>> 17 Jun 2004

The Friday Essay





THE FROG CHORUS.



The decline and fall of the Ulster Unionist Party.





The legend goes as follows. If you throw a frog in boiling water it will quickly jump out. But if you put a frog in a pan of cold water and raise the temperature ever so slowly, the gradual warming will make the frog doze happily . . . in fact, the frog will eventually cook to death, without ever waking up. The Ulster Unionist Party increasingly resembles a frog.



Electoral meltdown has been looming for some time, but it has become more and more obvious since the Ulster Unionist Party signed up to the provisions of the Belfast Agreement. Reviewing the electoral battleground since 1997 must be troublesome for any thinking Ulster Unionist, assuming the term is not oxymoronic.



Despite the media hype and the international acclaim designed to protect David Trimble, the truth is that a fundamental schism opened up between the Party and it’s natural support base in 1997 and it has progressively widened ever since. The self-proclaimed “natural party of Government” has subsequently made all the classic mistakes of a Party in serious decline;



1. It found itself at odds with half of its own party membership. For seven years, the electorate has been treated to the unappealing vista of a Party publicly tearing itself apart. The leadership of the Party was either unable or unwilling to invest time and effort in convincing its activist members that the policy line being pursued was the right one for the Union. Anti-Agreement Unionists believe that this was because the UUP leadership was grossly incompetent in its negotiations with Government and Republicans and they found that too much was given away to voracious republicans. The RUC was sacrificed, the IRA killers strolled free, and the IRA got it’s proxies into Government, all-Ireland bodies were established and all for what? For a “cessation of military operations” that was falsely sold as peace when it patently was nothing of the sort.

2. It found itself detaching from mass grass-roots unionist opinion. Too much time spent in the company of the great and the good seemed to lull the Leadership into thinking that wishful thinking was a good substitute for keeping their traditional support base happy. The UUP was blessed with a remarkably loyal base of supporters, many of them in the older more affluent age group who looked to the UUP as the “respectable” voice of Unionism. But political cavorting with monsters such as Gerry Adams and Martin McGuinness is far from respectable - and untold damage was inflicted at base level. This may be irreparable.

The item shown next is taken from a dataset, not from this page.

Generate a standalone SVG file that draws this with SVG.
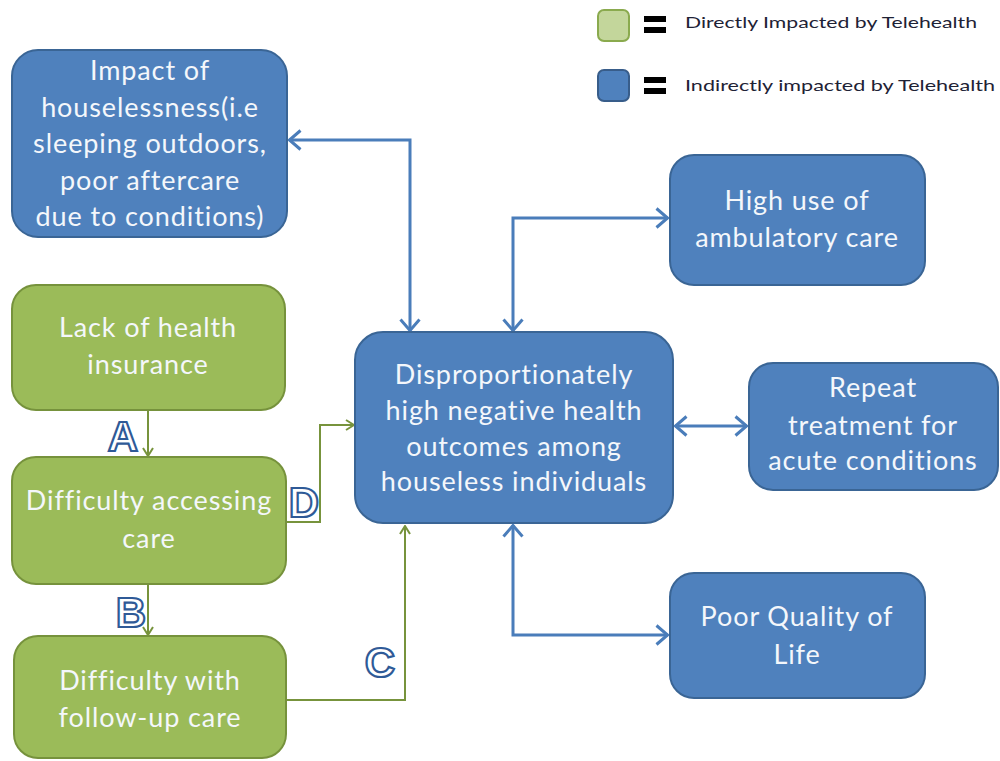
<svg xmlns="http://www.w3.org/2000/svg" width="1000" height="761" viewBox="0 0 1000 761">
  <style>
    .blue { fill: #4F81BD; stroke: #3A6595; stroke-width: 2; }
    .green { fill: #9BBB59; stroke: #76923C; stroke-width: 2; }
    .lbl { font-family: Lato, "Liberation Sans", sans-serif; font-size: 27px; letter-spacing: 0.9px; fill: #F4F7FB; text-anchor: middle; }
    .legend { font-family: Lato, "Liberation Sans", sans-serif; font-size: 16px; fill: #1E2235; }
    .conn-b { fill: none; stroke: #4A7DBA; stroke-width: 3; }
    .conn-g { fill: none; stroke: #77933C; stroke-width: 2; }
    .tag { font-family: "Liberation Sans", Arial, sans-serif; font-size: 42px; font-weight: bold; fill: #FFFFFF; stroke: #2F5A97; stroke-width: 2.2; text-anchor: middle; }
  </style>
  <defs>
    <marker id="ab" viewBox="0 0 14 22" refX="13" refY="11" markerWidth="14" markerHeight="22" markerUnits="userSpaceOnUse" orient="auto-start-reverse">
      <path d="M1.5,1.5 L12.5,11 L1.5,20.5" fill="none" stroke="#4A7DBA" stroke-width="3"/>
    </marker>
    <marker id="ag" viewBox="0 0 10 12" refX="9" refY="6" markerWidth="10" markerHeight="12" markerUnits="userSpaceOnUse" orient="auto">
      <path d="M1,1 L9,6 L1,11" fill="none" stroke="#77933C" stroke-width="2"/>
    </marker>
  </defs>

  <rect width="1000" height="761" fill="#FFFFFF"/>

  <!-- legend -->
  <g id="legend">
    <rect x="598" y="10" width="31" height="31" rx="6" fill="#C3D69B" stroke="#8AAA4E" stroke-width="2"/>
    <rect x="644" y="16" width="22" height="6" fill="#000"/>
    <rect x="644" y="27" width="22" height="6" fill="#000"/>
    <text class="legend" x="685" y="28" textLength="292" lengthAdjust="spacingAndGlyphs">Directly Impacted  by Telehealth</text>
    <rect x="598" y="70" width="31" height="31" rx="6" fill="#4F81BD" stroke="#385D8A" stroke-width="2"/>
    <rect x="644" y="77" width="22" height="6" fill="#000"/>
    <rect x="644" y="88" width="22" height="6" fill="#000"/>
    <text class="legend" x="685" y="91" textLength="310" lengthAdjust="spacingAndGlyphs">Indirectly impacted by Telehealth</text>
  </g>

  <!-- connectors -->
  <g id="connectors">
    <path class="conn-b" d="M410,331 V140 H289" marker-start="url(#ab)" marker-end="url(#ab)"/>
    <path class="conn-b" d="M513,331 V218 H668" marker-start="url(#ab)" marker-end="url(#ab)"/>
    <path class="conn-b" d="M675,426 H747" marker-start="url(#ab)" marker-end="url(#ab)"/>
    <path class="conn-b" d="M513,525 V635 H668" marker-start="url(#ab)" marker-end="url(#ab)"/>
    <path class="conn-g" d="M148,411 V456" marker-end="url(#ag)"/>
    <path class="conn-g" d="M148,585 V635" marker-end="url(#ag)"/>
    <path class="conn-g" d="M286,522 H320 V425 H354" marker-end="url(#ag)"/>
    <path class="conn-g" d="M286,700 H405 V526" marker-end="url(#ag)"/>
    <text class="tag" x="123" y="451">A</text>
    <text class="tag" x="131" y="627">B</text>
    <text class="tag" x="304" y="517">D</text>
    <text class="tag" x="380" y="677">C</text>
  </g>

  <!-- nodes -->
  <g id="impact">
    <rect class="blue" x="12" y="50" width="275" height="187" rx="26"/>
    <text class="lbl" x="150" y="80">Impact of</text>
    <text class="lbl" x="150" y="117">houselessness(i.e</text>
    <text class="lbl" x="150" y="153">sleeping outdoors,</text>
    <text class="lbl" x="150" y="190">poor aftercare</text>
    <text class="lbl" x="150" y="226">due to conditions)</text>
  </g>

  <g id="insurance">
    <rect class="green" x="12" y="285" width="273" height="125" rx="24"/>
    <text class="lbl" x="148" y="337">Lack of health</text>
    <text class="lbl" x="148" y="374">insurance</text>
  </g>

  <g id="access">
    <rect class="green" x="12" y="457" width="274" height="127" rx="24"/>
    <text class="lbl" x="149" y="510">Difficulty accessing</text>
    <text class="lbl" x="149" y="548">care</text>
  </g>

  <g id="followup">
    <rect class="green" x="14" y="636" width="272" height="122" rx="24"/>
    <text class="lbl" x="150" y="690">Difficulty with</text>
    <text class="lbl" x="150" y="727">follow-up care</text>
  </g>

  <g id="outcomes">
    <rect class="blue" x="355" y="332" width="318" height="191" rx="28"/>
    <text class="lbl" x="514" y="384">Disproportionately</text>
    <text class="lbl" x="514" y="420">high negative health</text>
    <text class="lbl" x="514" y="456">outcomes among</text>
    <text class="lbl" x="514" y="491">houseless individuals</text>
  </g>

  <g id="ambulatory">
    <rect class="blue" x="670" y="155" width="255" height="130" rx="24"/>
    <text class="lbl" x="797" y="210">High use of</text>
    <text class="lbl" x="797" y="247">ambulatory care</text>
  </g>

  <g id="repeat">
    <rect class="blue" x="749" y="363" width="249" height="127" rx="24"/>
    <text class="lbl" x="873" y="397">Repeat</text>
    <text class="lbl" x="873" y="435">treatment for</text>
    <text class="lbl" x="873" y="470">acute conditions</text>
  </g>

  <g id="quality">
    <rect class="blue" x="670" y="573" width="255" height="125" rx="24"/>
    <text class="lbl" x="797" y="626">Poor Quality of</text>
    <text class="lbl" x="797" y="664">Life</text>
  </g>
</svg>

3. It found itself denying that anything was wrong. Each set of poor election results was presented as being minor blips on the road to success. The reality is they were markers en route to the slough of despond. By playing euphemistic games the UUP leadership seems to have convinced itself that all is still well. The problem is that no-one else is remotely convinced! This is what I refer to as Lotus-eater syndrome.



Whilst the UUP retreated into the bunker at Cunningham House, it’s main rival the Democratic Unionist Party advanced on every front.



It attracted in the young bright talent from Ulster Unionist ranks. The “baby lawyers” have all gone, absorbed into the DUP engine room.



It presented a united coherent front, which any political analyst knows is immediately attractive to the electorate.



It learnt how to smooth off uncouth edges. The DUP has morphed into the party that said YES to a style transformation that Susannah and Trinny would be proud of!



Sophisticated presentational skills, an effective Party organisation, a more accurate reflection of ordinary grass-roots opinion all adds up to a formidable alternative to the Ulster Unionist Party and each year that goes by widens the gulf between the two parties. But it is worse than this.



Once a political party gains the knack of winning it becomes a habit. The DUP is now in this enviable position. In contrast, the UUP has acquired the art of losing. The indications following the Euro-elections last week are deeply disturbing for Ulster Unionists facing into a General Election campaign next year. Three of the UUP existing five seats look vulnerable including that of the dear leader Mr. Trimble. It is possible that within a year the UUP will have seen its’ Westminster representation cut from nine seats in 1997 to two seats in 2005. Indeed a complete wipe-out is no longer impossible.



At that point the Ulster Unionist frog will have been boiled alive. A once mighty political force will have been brought to the point of extinction without even a croak of protest!